Consumers looking to avoid meats raised with these substances can seek out certified organic meat. To meet USDA standards, this meat can come only from animals fed organic feed and given no hormones or antibiotics. Searching out cuts from grass-fed animals ensures that you're eating meat from an animal that was fed a more natural diet, and looking for a local source of meats lets you question the farmer directly about the animal's diet and the farmer's method of raising it. It cuts down on the environmental cost of transportation, too.
The benefits of grass-feeding livestock instead of a corn- or grain-based diet are far reaching. In this particular case, its positive effects are being felt yet again as the risk of E. coli contamination in the meat we eat lessens when cattle are fed a natural dried-grass diet. Their stomachs are equipped to naturally fend off offending microbes when fed hay over grain or corn.
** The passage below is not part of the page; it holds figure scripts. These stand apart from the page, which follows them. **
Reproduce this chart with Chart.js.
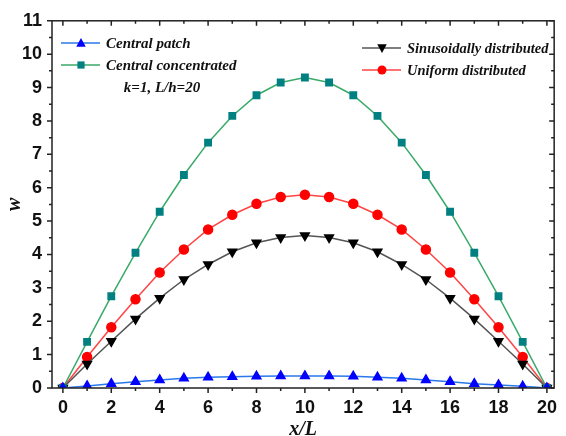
<!DOCTYPE html>
<html>
<head>
<meta charset="utf-8">
<script src="https://cdn.jsdelivr.net/npm/chart.js@4.4.1/dist/chart.umd.min.js"></script>
<style>
  html, body { margin: 0; padding: 0; background: #fff; }
  #wrap { width: 566px; height: 436px; position: relative; }
</style>
</head>
<body>
<div id="wrap"><canvas id="chart"></canvas></div>
<script>
// ===== data =====
const xValues = [0, 1, 2, 3, 4, 5, 6, 7, 8, 9, 10, 11, 12, 13, 14, 15, 16, 17, 18, 19, 20];
const centralPatch = [0, 0.06, 0.13, 0.19, 0.24, 0.29, 0.32, 0.34, 0.35, 0.36, 0.36, 0.36, 0.35, 0.32, 0.29, 0.24, 0.19, 0.13, 0.09, 0.05, 0];
const centralConcentrated = [0, 1.38, 2.75, 4.05, 5.28, 6.38, 7.35, 8.15, 8.77, 9.15, 9.3, 9.15, 8.77, 8.15, 7.35, 6.38, 5.28, 4.05, 2.75, 1.38, 0];
const sinusoidal = [0, 0.72, 1.4, 2.07, 2.69, 3.25, 3.7, 4.08, 4.35, 4.51, 4.57, 4.51, 4.35, 4.08, 3.7, 3.25, 2.69, 2.07, 1.4, 0.72, 0];
const uniform = [0, 0.93, 1.82, 2.66, 3.46, 4.15, 4.75, 5.19, 5.52, 5.72, 5.79, 5.72, 5.52, 5.19, 4.75, 4.15, 3.46, 2.66, 1.82, 0.93, 0];
const xTicks = [0, 2, 4, 6, 8, 10, 12, 14, 16, 18, 20];
const yTicks = [0, 1, 2, 3, 4, 5, 6, 7, 8, 9, 10, 11];

const toPoints = arr => arr.map((v, i) => ({ x: xValues[i], y: v }));

function series(label, data, line, marker, style, rot, r) {
    return {
        label: label,
        data: toPoints(data),
        borderColor: line,
        backgroundColor: marker,
        pointBackgroundColor: marker,
        pointBorderColor: marker,
        pointStyle: style,
        rotation: rot,
        pointRadius: r,
        borderWidth: 1.5,
        tension: 0
    };
}

// ===== legend + frame =====
function drawMarker(ctx, style, x, y, r, color, rot) {
    ctx.save();
    ctx.fillStyle = color;
    ctx.translate(x, y);
    ctx.rotate(rot * Math.PI / 180);
    ctx.beginPath();
    if (style === 'triangle') {
        ctx.moveTo(0, -r);
        ctx.lineTo(r * 0.95, r * 0.75);
        ctx.lineTo(-r * 0.95, r * 0.75);
        ctx.closePath();
    } else if (style === 'rect') {
        ctx.rect(-r * 0.8, -r * 0.8, r * 1.6, r * 1.6);
    } else {
        ctx.arc(0, 0, r, 0, Math.PI * 2);
    }
    ctx.fill();
    ctx.restore();
}

const framePlugin = {
    id: 'frame',
    afterDraw(chart) {
        const ctx = chart.ctx;
        const a = chart.chartArea;
        const xs = chart.scales.x, ys = chart.scales.y;
        ctx.save();
        ctx.strokeStyle = '#222';
        ctx.lineWidth = 1.5;
        ctx.strokeRect(a.left, a.top, a.right - a.left, a.bottom - a.top);
        ctx.beginPath();
        for (let v = 0; v <= 20; v++) {
            const px = xs.getPixelForValue(v);
            const len = v % 2 === 0 ? 5 : 3;
            ctx.moveTo(px, a.bottom); ctx.lineTo(px, a.bottom + len);
            ctx.moveTo(px, a.top); ctx.lineTo(px, a.top + len);
        }
        for (let v = 0; v <= 22; v++) {
            const py = ys.getPixelForValue(v / 2);
            const len = v % 2 === 0 ? 5 : 3;
            ctx.moveTo(a.left, py); ctx.lineTo(a.left - len, py);
            ctx.moveTo(a.right, py); ctx.lineTo(a.right - len, py);
        }
        ctx.stroke();

        // legend
        const items = [
            [0, 61, 43], [1, 61, 65], [2, 362, 48], [3, 362, 70]
        ];
        ctx.font = 'italic bold 15px "Liberation Serif"';
        ctx.textBaseline = 'middle';
        items.forEach(([i, lx, ly]) => {
            const ds = chart.data.datasets[i];
            ctx.strokeStyle = ds.borderColor;
            ctx.lineWidth = 1.5;
            ctx.beginPath();
            ctx.moveTo(lx, ly); ctx.lineTo(lx + 39, ly);
            ctx.stroke();
            drawMarker(ctx, ds.pointStyle, lx + 20, ly, ds.pointRadius, ds.pointBackgroundColor, ds.rotation);
            ctx.fillStyle = '#111';
            ctx.textAlign = 'left';
            ctx.font = i >= 2 ? 'italic bold 14.5px "Liberation Serif"' : 'italic bold 15px "Liberation Serif"';
            ctx.fillText(ds.label, lx + 45, ly + 1);
        });
        ctx.font = 'italic bold 15px "Liberation Serif"';
        ctx.textAlign = 'center';
        ctx.fillText('k=1, L/h=20', 162, 88);
        ctx.restore();
    }
};

new Chart(document.getElementById('chart'), {
    type: 'line',
    data: {
        datasets: [
            series('Central patch', centralPatch, '#2a78ea', '#0000ff', 'triangle', 0, 5),
            series('Central concentrated', centralConcentrated, '#3aaa6a', '#008080', 'rect', 0, 4.5),
            series('Sinusoidally distributed', sinusoidal, '#555555', '#000000', 'triangle', 180, 5),
            series('Uniform distributed', uniform, '#ff4444', '#ff0000', 'circle', 0, 4.5)
        ]
    },
    options: {
        responsive: true,
        maintainAspectRatio: false,
        animation: false,
        layout: { padding: { top: 18, right: 5, left: 0, bottom: 0 } },
        plugins: { legend: { display: false }, tooltip: { enabled: false } },
        scales: {
            x: {
                type: 'linear',
                min: -0.45,
                max: 20.3,
                afterBuildTicks: s => { s.ticks = xTicks.map(v => ({ value: v })); },
                afterFit: s => { s.height = 48; },
                grid: { display: false, drawTicks: false },
                border: { display: false },
                ticks: { color: '#111', padding: 9, font: { family: '"Liberation Sans"', weight: 'bold', size: 18 } },
                title: { display: true, text: 'x/L', color: '#111', padding: { top: 0, bottom: -6 },
                         font: { family: '"Liberation Serif"', style: 'italic', weight: 'bold', size: 20 } }
            },
            y: {
                min: 0,
                max: 11,
                afterBuildTicks: s => { s.ticks = yTicks.map(v => ({ value: v })); },
                afterFit: s => { s.width = 52; },
                grid: { display: false, drawTicks: false },
                border: { display: false },
                ticks: { color: '#111', padding: 10, font: { family: '"Liberation Sans"', weight: 'bold', size: 18 } },
                title: { display: true, text: 'w', color: '#111', padding: { top: 3, bottom: 0 },
                         font: { family: '"Liberation Serif"', style: 'italic', weight: 'bold', size: 20 } }
            }
        }
    },
    plugins: [framePlugin]
});
</script>
</body>
</html>
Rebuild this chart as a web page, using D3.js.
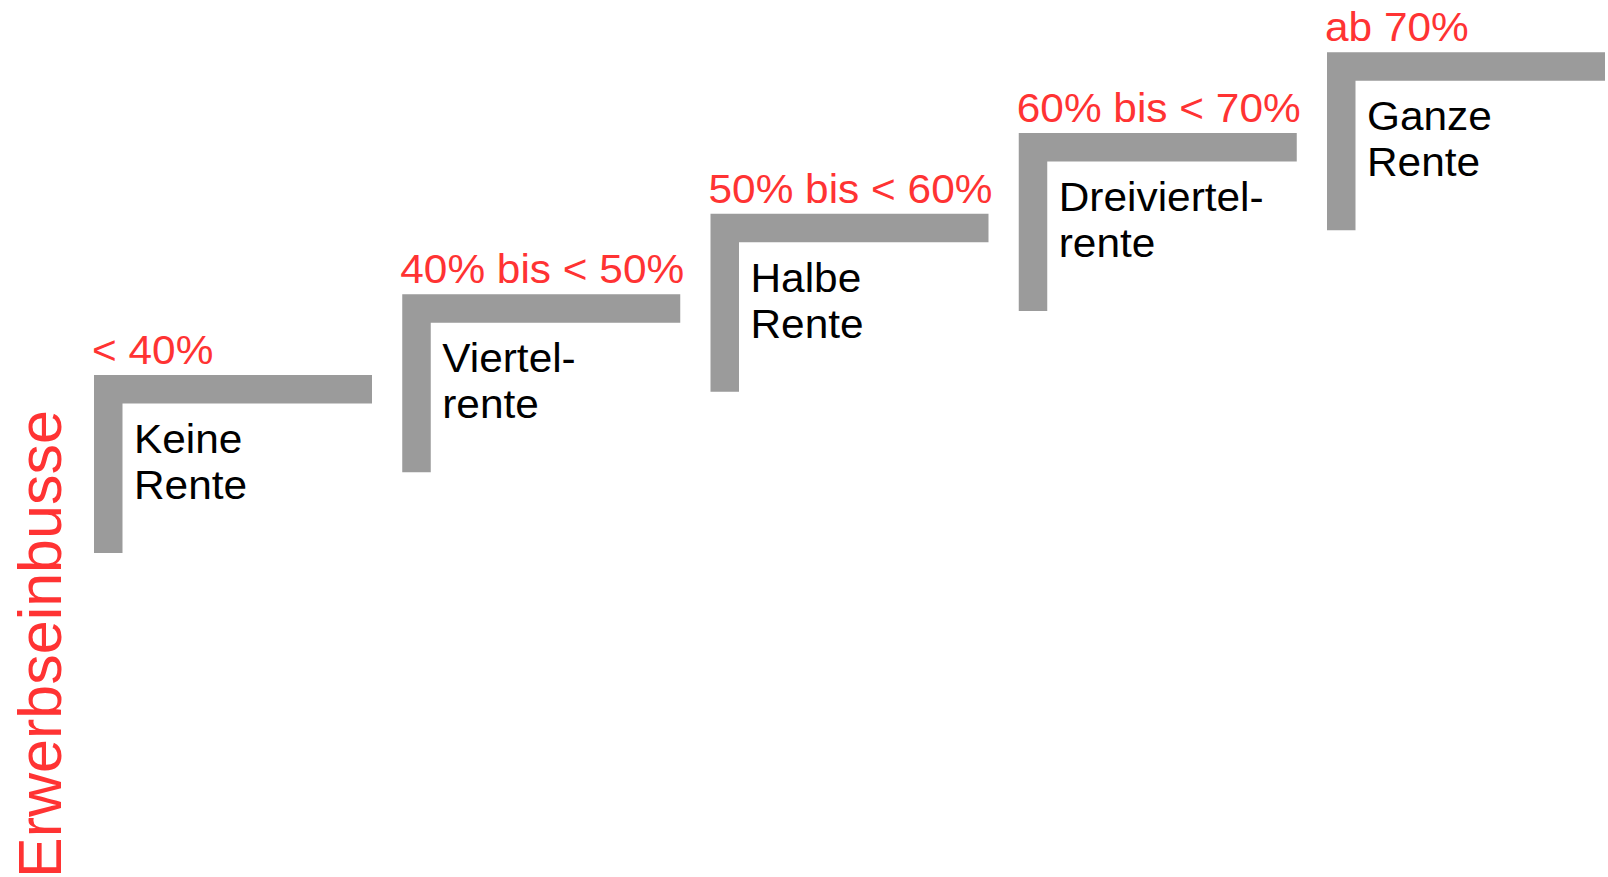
<!DOCTYPE html>
<html>
<head>
  <title>Erwerbseinbusse und Rentenanspruch</title>
  <script src="https://d3js.org/d3.v7.min.js"></script>
  <style>
    body { margin: 0; background: #fff; }
    text { font-family: "Liberation Sans", Arial, sans-serif; }
  </style>
</head>
<body>

<script>
// thresholds (red) and pension type (black, two lines) per step
const steps = [0, 1, 2, 3, 4];
const thresholds = ['< 40%', '40% bis < 50%', '50% bis < 60%', '60% bis < 70%', 'ab 70%'];
const renten = [
  ['Keine', 'Rente'],
  ['Viertel-', 'rente'],
  ['Halbe', 'Rente'],
  ['Dreiviertel-', 'rente'],
  ['Ganze', 'Rente']
];
const axisLabel = 'Erwerbseinbusse';

const width = 1608;
const height = 877;
const thick = 28.5;
const barLen = 278;
const legLen = 178;
const stretch = 1.06;

const svg = d3.select('body')
  .append('svg')
  .attr('width', width)
  .attr('height', height);

const x = d3.scaleLinear().domain([0, 4]).range([94, 1327]);
const y = d3.scaleLinear().domain([0, 4]).range([375, 52.3]);

const step = svg.selectAll('.step')
  .data(steps)
  .enter().append('g')
    .attr('class', 'step')
    .attr('transform', d => `translate(${x(d)},${y(d)})`);

// the L shaped bracket
step.append('path')
  .attr('fill', '#9b9b9b')
  .attr('d', `M0,0 H${barLen} V${thick} H${thick} V${legLen} H0 Z`);

step.append('text')
  .attr('transform', 'translate(-2,-11) scale(' + stretch + ',1)')
  .attr('fill', '#ff3333')
  .attr('font-size', 40)
  .text(d => thresholds[d]);

const lbl = step.append('text')
  .attr('transform', 'translate(40,78) scale(' + stretch + ',1)')
  .attr('fill', '#000')
  .attr('font-size', 40);

lbl.selectAll('tspan')
  .data(d => renten[d])
  .enter().append('tspan')
    .attr('x', 0)
    .attr('y', (d, i) => i * 46)
    .text(d => d);

svg.append('text')
  .attr('transform', 'translate(61,878) rotate(-90)')
  .attr('fill', '#ff3333')
  .attr('font-size', 61)
  .text(axisLabel);
</script>

</body>
</html>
According to an article in The Chicago Sun Times, we've known just how to prevent E. coli contamination of our food supply for close to 10 years. Unfortunately, it's a cold hard fact that we wait for an outbreak of illness due to something like contaminated meat before we take action to prevent what could have been avoided.
So as we muddle through the latest hamburger meat recalls that have become far too commonplace and negatively affect animals, people, and jobs -- solutions for "fixing" this nightmare seem logical and easy to achieve by the mere change of a cow's diet. But for now, this solution is not part of the bigger picture being considered by the beef industry.